This is an absolutely crucial moment for Intel and I'd love to be a fly on the wall on these negotiations. The nuances of the decision making must be absolutely fascinating.
Intel, I feel is making the wrong bet going all-in on mobile. This is somewhat like a "part two" of the Nokia collaboration on MeeGo except they're probably looking for more assurances from Apple.
The problem for Intel is one the one hand their process advantage is slipping (albeit slowly) and third-party fabs are "good enough" processes for mobile, and on the other hand everybody else is going ARM for cloud computing hoping to beat Intel on price.
Apple on the other hand has to consider the pain and cost of another "Rosetta" process for iPad, but it should be much easier since app delivery is constrained to their app store.

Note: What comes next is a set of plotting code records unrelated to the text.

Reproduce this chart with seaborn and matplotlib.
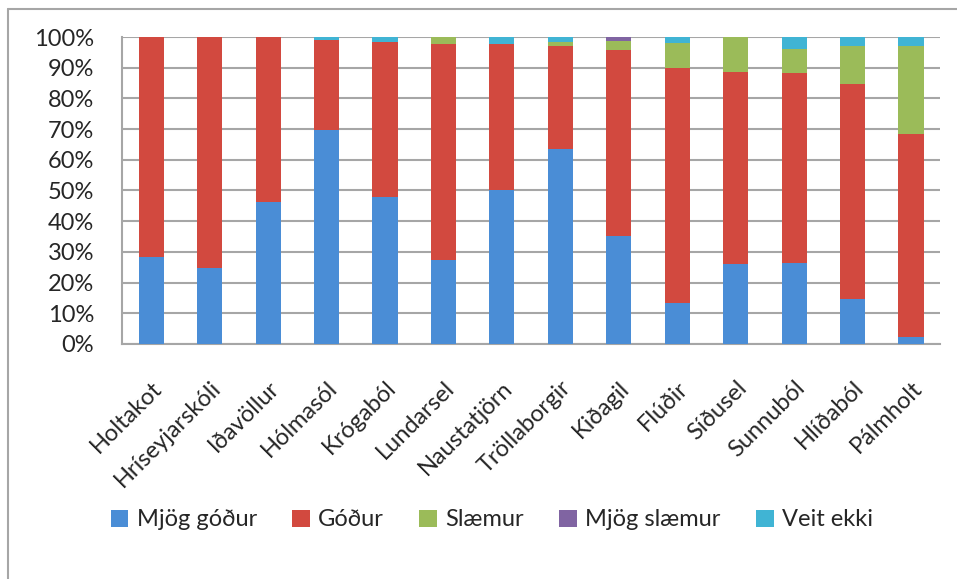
import numpy as np
import pandas as pd
import matplotlib
matplotlib.use("Agg")
import matplotlib.pyplot as plt
from matplotlib.lines import Line2D
from matplotlib.patches import Patch
import seaborn as sns

# Data (percent of answers per school)
schools = ["Holtakot", "Hríseyjarskóli", "Iðavöllur", "Hólmasól", "Krógaból",
           "Lundarsel", "Naustatjörn", "Tröllaborgir", "Kiðagil", "Flúðir",
           "Síðusel", "Sunnuból", "Hlíðaból", "Pálmholt"]
mjog_godur = [28.3, 24.6, 46.4, 69.8, 47.9, 27.2, 50.2, 63.5, 35.1, 13.2, 26.2, 26.5, 14.6, 2.4]
godur = [71.7, 75.4, 53.6, 29.2, 50.4, 70.5, 47.5, 33.6, 60.7, 76.8, 62.5, 61.8, 70.1, 65.9]
slaemur = [0, 0, 0, 0, 0, 2.3, 0, 1.4, 3.0, 8.1, 11.3, 7.8, 12.4, 28.9]
mjog_slaemur = [0, 0, 0, 0, 0, 0, 0, 0, 1.2, 0, 0, 0, 0, 0]
veit_ekki = [0, 0, 0, 1.0, 1.7, 0, 2.3, 1.5, 0, 1.9, 0, 3.9, 2.9, 2.8]

series = ["Mjög góður", "Góður", "Slæmur", "Mjög slæmur", "Veit ekki"]
colors = ["#4A8DD6", "#D2493F", "#9BBB59", "#8064A2", "#40B4D4"]

df = pd.DataFrame({"Skóli": schools, "Mjög góður": mjog_godur, "Góður": godur,
                   "Slæmur": slaemur, "Mjög slæmur": mjog_slaemur, "Veit ekki": veit_ekki})
cum = df[series].cumsum(axis=1)

sns.set_style("white")
plt.rcParams["font.family"] = ["Lato", "DejaVu Sans"]

fig = plt.figure(figsize=(9.57, 5.79), dpi=100)
ax = fig.add_axes([0.1275, 0.406, 0.855, 0.53])

# stacked bars: draw cumulative totals from the top layer down
for name, col in reversed(list(zip(series, colors))):
    sns.barplot(x=df["Skóli"], y=cum[name], color=col, width=0.43,
                saturation=1, ax=ax, edgecolor="none", zorder=3)

ax.set_ylim(0, 100)
ax.set_xlim(-0.5, len(schools) - 0.5)
ax.set_yticks(np.arange(0, 101, 10))
ax.set_yticklabels([f"{v}%" for v in range(0, 101, 10)], fontsize=17)
ax.yaxis.grid(True, color="#A6A6A6", linewidth=1.5, zorder=0)
ax.set_axisbelow(True)
ax.set_xlabel("")
ax.set_ylabel("")

for s in ["top", "right"]:
    ax.spines[s].set_visible(False)
for s in ["left", "bottom"]:
    ax.spines[s].set_color("#A6A6A6")
    ax.spines[s].set_linewidth(1.5)

ax.tick_params(axis="y", length=8, width=1.5, color="#A6A6A6", pad=12)
ax.set_xticks(np.arange(len(schools)))
ax.set_xticks(np.arange(len(schools) + 1) - 0.5, minor=True)
ax.tick_params(axis="x", which="major", length=0, pad=24)
ax.tick_params(axis="x", which="minor", length=7, width=1.5, color="#A6A6A6")
ax.set_xticklabels(schools, rotation=45, ha="right", rotation_mode="anchor",
                   fontsize=17)

handles = [Patch(facecolor=c, edgecolor="none") for c in colors]
fig.legend(handles, series, loc="center", bbox_to_anchor=(0.514, 0.102),
           ncol=5, frameon=False, fontsize=17, handlelength=0.75,
           handleheight=0.75, handletextpad=0.35, columnspacing=1.5)

# chart border (left and top edges visible)
fig.add_artist(Line2D([0.0084, 0.0084], [0, 0.985], color="#A6A6A6", lw=1.5))
fig.add_artist(Line2D([0.0084, 1], [0.985, 0.985], color="#A6A6A6", lw=1.5))

fig.savefig("out.png", dpi=100)
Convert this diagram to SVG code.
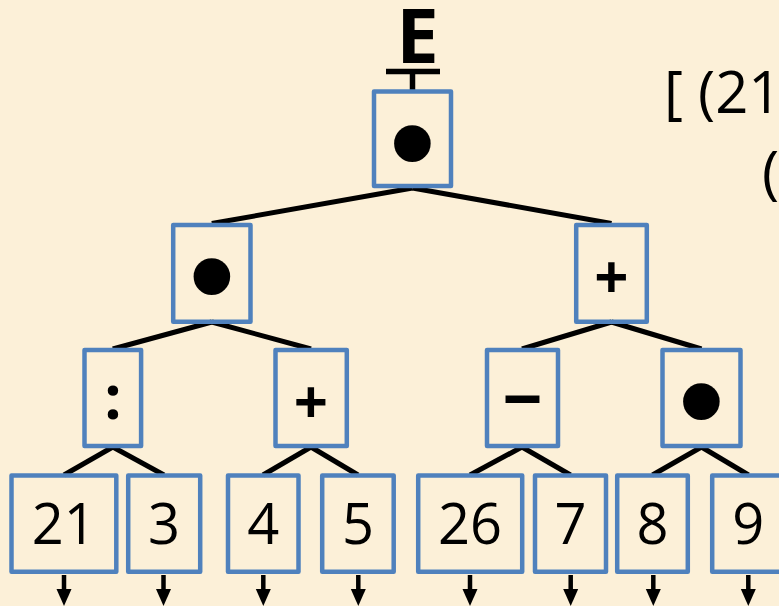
<svg xmlns="http://www.w3.org/2000/svg" width="779" height="606" viewBox="0 0 779 606">
<style>
.box{fill:none;stroke:#4F81BD;stroke-width:4.5;stroke-linejoin:round}
.edge{stroke:#000;stroke-width:5;fill:none;stroke-linecap:butt}
.num{font-family:"Open Sans","Liberation Sans",sans-serif;font-size:56px;fill:#000;text-anchor:middle}
.op{font-family:"Open Sans","Liberation Sans",sans-serif;font-weight:bold;fill:#000;text-anchor:middle}
.dot{font-family:"Liberation Sans",Arial,sans-serif;font-size:135px;fill:#000;text-anchor:middle}
.expr{font-family:"Open Sans","Liberation Sans",sans-serif;font-size:58px;fill:#000}
.arr{stroke:#000;stroke-width:4.5}
</style>
<defs>
<g id="arrow"><line class="arr" x1="0" y1="575" x2="0" y2="591"/><polygon points="-7.5,589 7.5,589 0,606" fill="#000"/></g>
</defs>
<rect width="779" height="606" fill="#FCF0D8"/>
<g id="title">
<text x="417.5" y="62.7" class="op" font-size="76">E</text>
<line x1="386" y1="71.5" x2="440" y2="71.5" stroke="#000" stroke-width="5.5"/>
<line x1="412.5" y1="71" x2="412.5" y2="90" stroke="#000" stroke-width="5.5"/>
</g>
<g id="expression">
<text x="664" y="113.3" class="expr">[ (21</text>
<text x="762" y="192.6" class="expr">(</text>
</g>
<g id="connectors">
<line class="edge" x1="412.5" y1="188" x2="211.8" y2="223.5"/>
<line class="edge" x1="412.5" y1="188" x2="611.5" y2="223.5"/>
<line class="edge" x1="211.8" y1="322" x2="112.8" y2="349"/>
<line class="edge" x1="211.8" y1="322" x2="311" y2="349"/>
<line class="edge" x1="611.5" y1="322" x2="522" y2="349"/>
<line class="edge" x1="611.5" y1="322" x2="701.5" y2="349"/>
<line class="edge" x1="112.8" y1="447" x2="64" y2="475"/>
<line class="edge" x1="112.8" y1="447" x2="164" y2="475"/>
<line class="edge" x1="311" y1="447" x2="263" y2="475"/>
<line class="edge" x1="311" y1="447" x2="358" y2="475"/>
<line class="edge" x1="522" y1="447" x2="470" y2="475"/>
<line class="edge" x1="522" y1="447" x2="570.5" y2="475"/>
<line class="edge" x1="701.5" y1="447" x2="652.5" y2="475"/>
<line class="edge" x1="701.5" y1="447" x2="748.5" y2="475"/>
<use href="#arrow" x="64"/>
<use href="#arrow" x="163.5"/>
<use href="#arrow" x="263.3"/>
<use href="#arrow" x="358.3"/>
<use href="#arrow" x="470"/>
<use href="#arrow" x="570.7"/>
<use href="#arrow" x="653.3"/>
<use href="#arrow" x="748.3"/>
</g>
<g id="n-root"><rect class="box" x="374" y="91.5" width="77" height="94.5"/><text x="412.5" y="189" class="dot">•</text></g>
<g id="n-mul1"><rect class="box" x="173.2" y="225" width="77.3" height="96.8"/><text x="211.8" y="321.5" class="dot">•</text></g>
<g id="n-add1"><rect class="box" x="576.2" y="225" width="70.6" height="96.8"/><text x="611.5" y="298.5" class="op" font-size="60">+</text></g>
<g id="n-div"><rect class="box" x="84.5" y="350" width="56.6" height="96"/><text x="113" y="419" class="op" font-size="61">:</text></g>
<g id="n-add2"><rect class="box" x="275.5" y="350" width="71.3" height="96"/><text x="311" y="423.5" class="op" font-size="60">+</text></g>
<g id="n-sub"><rect class="box" x="487" y="350" width="71" height="96"/><text x="522.5" y="424" class="op" font-size="70">−</text></g>
<g id="n-mul2"><rect class="box" x="662.5" y="350" width="78" height="96"/><text x="701.5" y="446.5" class="dot">•</text></g>
<g id="n-21"><rect class="box" x="11.5" y="475.5" width="104.8" height="96.3"/><text x="63.8" y="544" class="num">21</text></g>
<g id="n-3"><rect class="box" x="128.2" y="475.5" width="72" height="96.3"/><text x="164" y="544" class="num">3</text></g>
<g id="n-4"><rect class="box" x="228" y="475.5" width="70.5" height="96.3"/><text x="263.2" y="544" class="num">4</text></g>
<g id="n-5"><rect class="box" x="322.2" y="475.5" width="71.5" height="96.3"/><text x="358" y="544" class="num">5</text></g>
<g id="n-26"><rect class="box" x="418.2" y="475.5" width="104" height="96.3"/><text x="470" y="544" class="num">26</text></g>
<g id="n-7"><rect class="box" x="535" y="475.5" width="71" height="96.3"/><text x="570.5" y="544" class="num">7</text></g>
<g id="n-8"><rect class="box" x="617.2" y="475.5" width="70.6" height="96.3"/><text x="652.5" y="544" class="num">8</text></g>
<g id="n-9"><rect class="box" x="712.2" y="475.5" width="75" height="96.3"/><text x="748.3" y="544" class="num">9</text></g>
</svg>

Apple definitely has the upper hand in negotiations, but that depends on how constrained they are on the supply side. I'm sure that Tim Cook would have planned accordingly, the question is how good a deal can they wring out of Intel instead of moving to TSMC, or if they get their act together GloFo.
This goes with any business, but Intel should figure out what its "plus" is. They own perf/watt and perf/thread, and their uarch, x86, is the standard for cloud loads. As the cloud matures and becomes more uarch agnostic, everything being open source, they still have to find a way of differentiating themselves.
The point is 20 years ago the majority of coders were coding x86, directly, then 10 years ago say WinIntel, and now our apis are REST calls. That is to say, the majority of programming has been getting increasingly removed from the underlying hardware. Intel it seems finally clued in to this with MS announcing WinRT.
So in short, Intel should start innovating at the platform level. And hey, the platform isn't just a microprocessor anymore.